Wednesday, June 10, 2009


It seems as though my blog has a lot about Annie.  It has been an eventful few weeks and now we have her settled into BYUH.  The week was full of different adventures.  Bob had only one rule.  If it had blue in it (water or sky) he could not participate...only in the green (driving in the car and sight seeing).  Our first full day was Sunday and so we spent it driving and exploring the island of Oahu.  We eventually made our way to the campus and drove around to get a feel for it.  It is a beautiful campus but smaller than I had anticipated.  The landscape was beautiful and the ocean just across the street wasn't bad either.  We were able to see the Hawaii Temple.  To Annies disappointment it is closed until 2010.  But the grounds were awesome and a great place to get some quiet which is Annies favorite thing next to hangin with her fam.  Annie and I spent several days walking the beach and eating...yes...hamburgers by the pool.  I confess I did not like Waikiki very much.  Though it was not that busy, it was packed with hotels and shops. There would be no authentic Hawaiin experience in this location.  In part of our "green" activities we found a beautiful beach on the other side of the island and made it a point to return the next day.  Annie and I went ocean kayaking.  We were pros until the very end when we got parallel to a wave and capsized.  OK, the ocean there is VERY salty!  Bob laid on a blanket under a large tree in the shade.  He burnt anyway.  
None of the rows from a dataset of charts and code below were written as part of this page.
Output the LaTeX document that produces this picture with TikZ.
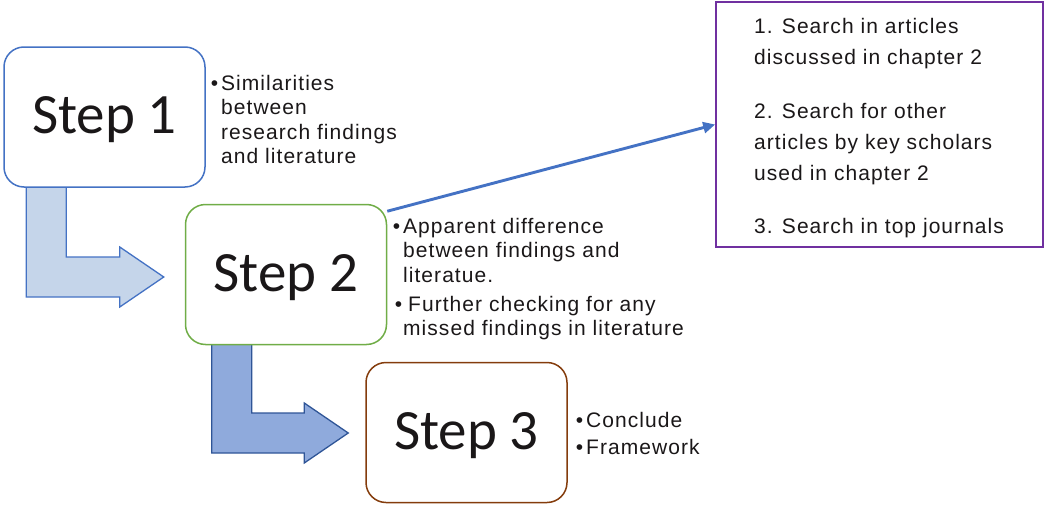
\documentclass[tikz,border=0pt]{standalone}
\usepackage{fontspec}
\setmainfont{Liberation Sans}
\newfontfamily\stepfont{Carlito}
\newfontfamily\bodyfont[LetterSpace=5]{Liberation Sans}
\usetikzlibrary{calc,arrows.meta}
\definecolor{sonebl}{HTML}{4472C4}
\definecolor{stwogr}{HTML}{70AD47}
\definecolor{sthrbr}{HTML}{843C0C}
\definecolor{purp}{HTML}{7030A0}
\definecolor{lightfill}{HTML}{C5D5EA}
\definecolor{darkfill}{HTML}{8FAADC}
\definecolor{darkline}{HTML}{2F5597}
\definecolor{ink}{HTML}{1A1718}
\begin{document}
\begin{tikzpicture}[x=1pt,y=-1pt,
  stepbox/.style={draw, line width=1.5pt, rounded corners=20pt, fill=white,
    minimum width=201pt, minimum height=140pt, inner sep=0pt,
    text height=38pt, text depth=5pt, text=ink,
    font=\stepfont\fontsize{57}{60}\selectfont},
  bullettext/.style={align=left, anchor=north west, inner sep=0pt, text=ink,
    font=\bodyfont\fontsize{21}{24.3}\selectfont},
  listtext/.style={align=left, anchor=north west, inner sep=0pt, text=ink,
    font=\bodyfont\fontsize{21}{31}\selectfont},
  bentone/.style={draw=sonebl, fill=lightfill, line width=1.3pt, line join=miter},
  benttwo/.style={draw=darkline, fill=darkfill, line width=1.3pt, line join=miter},
  linkarrow/.style={draw=sonebl, line width=2.9pt, -{Triangle[length=12pt,width=11pt]}}
]
\useasboundingbox (0,0) rectangle (1045,506);

% box positions
\path (104.5,117) coordinate (c1) (286,274.5) coordinate (c2) (466.5,432.5) coordinate (c3);
\node[draw=purp, line width=1.6pt, minimum width=327pt, minimum height=245pt, inner sep=0pt] (pb) at (879.5,124.5) {};

% invisible frames for the bent arrows (drawn below the boxes)
\node[stepbox, draw=none, fill=none] (s1) at (c1) {};
\node[stepbox, draw=none, fill=none] (s2) at (c2) {};
\node[stepbox, draw=none, fill=none] (s3) at (c3) {};

\coordinate (t1) at ($(s2.west)+(-21,2.5)$);
\path[bentone] ($(s1.south west)+(23,-2)$) coordinate (a1)
  -- ($(s1.south west)+(63,-2)$) coordinate (b1)
  -- ($(b1 |- t1)+(0,-20)$) -- ($(t1)+(-44,-20)$) -- ($(t1)+(-44,-30)$)
  -- (t1) -- ($(t1)+(-44,30)$) -- ($(t1)+(-44,20)$) -- ($(a1 |- t1)+(0,20)$) -- cycle;

\coordinate (t2) at ($(s3.west)+(-17,0.5)$);
\path[benttwo] ($(s2.south west)+(27,-2)$) coordinate (a2)
  -- ($(s2.south west)+(67,-2)$) coordinate (b2)
  -- ($(b2 |- t2)+(0,-20)$) -- ($(t2)+(-44,-20)$) -- ($(t2)+(-44,-30)$)
  -- (t2) -- ($(t2)+(-44,30)$) -- ($(t2)+(-44,20)$) -- ($(a2 |- t2)+(0,20)$) -- cycle;

% step boxes
\node[stepbox, draw=sonebl] (step1) at (c1) {Step 1};
\node[stepbox, draw=stwogr] (step2) at (c2) {Step 2};
\node[stepbox, draw=sthrbr] (step3) at (c3) {Step 3};

% link arrow
\draw[linkarrow] (step2.32) -- (pb.west);

% texts
\node[bullettext] (txt1) at (221,75) {\llap{•\hspace{3pt}}Similarities\\between\\research findings\\and literature};
\node[bullettext] (txt2) at (403,218) {\llap{•\hspace{3pt}}Apparent difference\\between findings and\\literatue.\\[5pt]\llap{•\hspace{1pt}}\hspace{5pt}Further checking for any\\missed findings in literature};
\node[bullettext, font=\bodyfont\fontsize{21}{27}\selectfont] (txt3) at (586,412) {\llap{•\hspace{3pt}}Conclude\\\llap{•\hspace{3pt}}Framework};
\node[listtext] (txt4) at (754,18) {1. Search in articles\\discussed in chapter 2\\[23pt]2. Search for other\\articles by key scholars\\used in chapter 2\\[22pt]3. Search in top journals};
\end{tikzpicture}
\end{document}
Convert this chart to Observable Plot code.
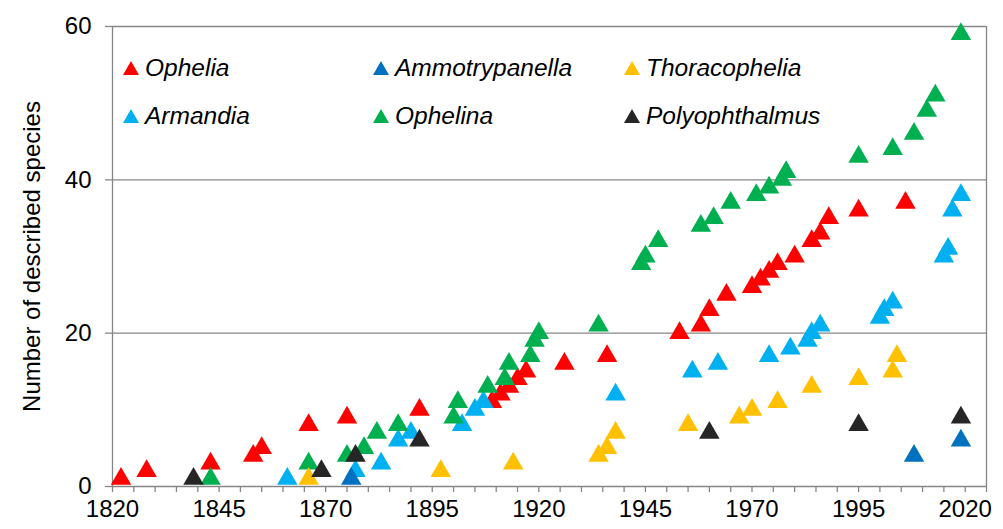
<!DOCTYPE html>
<html>
<head>
<meta charset="utf-8">
<script src="https://cdn.jsdelivr.net/npm/d3@7"></script>
<script src="https://cdn.jsdelivr.net/npm/@observablehq/plot@0.6"></script>
<style>
  html, body { margin: 0; padding: 0; background: #fff; }
  #wrap { position: relative; width: 1003px; height: 529px; font-family: "Liberation Sans", Arial, sans-serif; }
  .item { position: absolute; display: flex; align-items: center; height: 28px; font-size: 24.5px; font-style: italic; color: #000; white-space: nowrap; }
  .tri { width: 0; height: 0; border-left: 8px solid transparent; border-right: 8px solid transparent; border-bottom: 14px solid; margin-right: 6px; }
</style>
</head>
<body>
<div id="wrap"></div>
<script>
// Genera (series order) and colours
const genera = ["Ophelia", "Armandia", "Ammotrypanella", "Ophelina", "Thoracophelia", "Polyophthalmus"];
const colors = ["#FF0000", "#00B0F0", "#0070C0", "#00B050", "#FFC000", "#262626"];

// Cumulative number of described species: [year, count]
const ophelia = [[1822,1],[1828,2],[1843,3],[1853,4],[1855,5],[1866,8],[1875,9],[1892,10],[1909,11],[1911,12],[1913,13],[1915,14],[1917,15],[1926,16],[1936,17],[1953,20],[1958,21],[1960,23],[1964,25],[1970,26],[1972,27],[1974,28],[1976,29],[1980,30],[1984,32],[1986,33],[1988,35],[1995,36],[2006,37]];
const armandia = [[1861,1],[1877,2],[1883,3],[1887,6],[1890,7],[1902,8],[1905,10],[1907,11],[1938,12],[1956,15],[1962,16],[1974,17],[1979,18],[1983,19],[1984,20],[1986,21],[2000,22],[2001,23],[2003,24],[2015,30],[2016,31],[2017,36],[2019,38]];
const ammotrypanella = [[1876,1],[2008,4],[2019,6]];
const ophelina = [[1843,1],[1866,3],[1875,4],[1879,5],[1882,7],[1887,8],[1900,9],[1901,11],[1908,13],[1912,14],[1913,16],[1918,17],[1919,19],[1920,20],[1934,21],[1944,29],[1945,30],[1948,32],[1958,34],[1961,35],[1965,37],[1971,38],[1974,39],[1977,40],[1978,41],[1995,43],[2003,44],[2008,46],[2011,49],[2013,51],[2019,59]];
const thoracophelia = [[1866,1],[1897,2],[1914,3],[1934,4],[1936,5],[1938,7],[1955,8],[1967,9],[1970,10],[1976,11],[1984,13],[1995,14],[2003,15],[2004,17]];
const polyophthalmus = [[1839,1],[1869,2],[1877,4],[1892,6],[1960,7],[1995,8],[2019,9]];

// Axis ticks
const yTicks = [0, 20, 40, 60];
const xTicks = d3.range(1820, 2026, 5);
const xLabelEvery = 25;

const series = [ophelia, armandia, ammotrypanella, ophelina, thoracophelia, polyophthalmus];
const table = series.flatMap((s, i) => s.map(([year, count]) => ({genus: genera[i], year, count})));

const grid = "#868686";

const chart = Plot.plot({
  width: 1003,
  height: 529,
  marginLeft: 112,
  marginRight: 17,
  marginTop: 26,
  marginBottom: 43,
  style: {fontFamily: "'Liberation Sans', Arial, sans-serif", fontSize: "24px", color: "#000", background: "#fff", overflow: "visible"},
  x: {domain: [1820, 2025]},
  y: {domain: [0, 60]},
  color: {domain: genera, range: colors},
  marks: [
    Plot.ruleY(yTicks.slice(1), {stroke: grid, strokeWidth: 1.3}),
    Plot.ruleX([2025], {stroke: grid, strokeWidth: 1.3}),
    Plot.ruleX([1820], {stroke: grid, strokeWidth: 1.3}),
    Plot.ruleY([0], {stroke: grid, strokeWidth: 1.3}),
    Plot.axisY({ticks: yTicks, tickSize: 7, tickPadding: 14, stroke: grid, strokeWidth: 1.3, fontSize: 24,
      label: "Number of described species", labelAnchor: "center", labelArrow: false, labelOffset: 90}),
    Plot.axisX({ticks: xTicks, tickSize: 6, tickPadding: 7, stroke: grid, strokeWidth: 1.3, fontSize: 24,
      tickFormat: d => ((d - 1820) % xLabelEvery === 0 ? String(d) : ""), label: null}),
    Plot.dot(table, {x: "year", y: "count", fill: "genus", symbol: "triangle", r: 7.6})
  ]
});

const wrap = document.getElementById("wrap");
wrap.appendChild(chart);

// Legend (column-major, like the original)
const legendCols = [123, 373, 624];
const legendRows = [54, 102];
genera.forEach((g, i) => {
  const col = Math.floor(i / 2), row = i % 2;
  const item = document.createElement("div");
  item.className = "item";
  item.style.left = legendCols[col] + "px";
  item.style.top = legendRows[row] + "px";
  const tri = document.createElement("span");
  tri.className = "tri";
  tri.style.borderBottomColor = colors[i];
  const label = document.createElement("span");
  label.textContent = g;
  item.appendChild(tri);
  item.appendChild(label);
  wrap.appendChild(item);
});
</script>
</body>
</html>
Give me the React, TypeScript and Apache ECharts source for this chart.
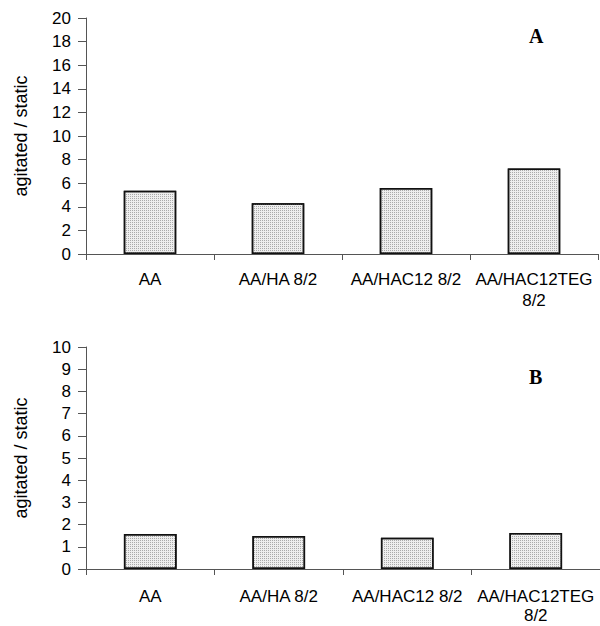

We flew to the big island of Hawaii and drove all the way around it...yes all the way around it.  I can see why no one likes to vacation there.  It was a giant island made up of black lava.  On the Kona side of the island it was desolate.  Bob was so excited to see this island but upon our return in his prayers he openly admits it was a disappointment by saying..."and thank you that we could arrive back safe from that big ugly island."  I concur.  The next day was great because Annie and I were able to go parasailing.  She got to go up twice because there was a 25 year old Russian man that did not have a companion and it was a two seater.  The ocean out that far and so high was so beautiful.  I was a little disappointed that it took no skill.  I cannot brag of bravery because it took none.  Then the dreaded day of taking Annie to school came.  She was nervous, I knew what was ahead for me emotionally.  We arrived on campus at 3:00 to find that part of the campus had shut down early on freshman orientation...they said it was "Aloha Friday", which means we get to go home before all the freshman are organized.  So we spent the rest of our precious two hours left and made sure she could eat, get into her room and paid her tuition.  She would have to handle the rest all by herself.  Saying goodbye was just as hard as the first time I had to do it with Jessica...it just never got easier.   The hardest moment was when we were taking off.  I felt the plane lift I knew I had left the land in which Annie would be living.  It felt as though the umbilical cord was being severed for the last time.  I was trying to suppress my silent sobs when at the very second the plane lifted off I got a text from her.  This is what is said... "I love you so much.  I am fine, all is well and I have full confidence that I will soar beautifully through the next few months".   God does send his tender mercies at just the right moment.  And now I am home and adjusting to an empty nest.  So the truth is...it's not that bad.  I am rather enjoying the quiet without worry of where my child is and when they will be home.  Perhaps I will grow weary of the silence but for now I am doing better then expected...another tender mercy.  

The mountain behind Annie is where the final battle for a united Hawaii took place.  The opposing tribe was forced to the edge of these cliffs and they all fell to their deaths.  History is gruesome sometimes.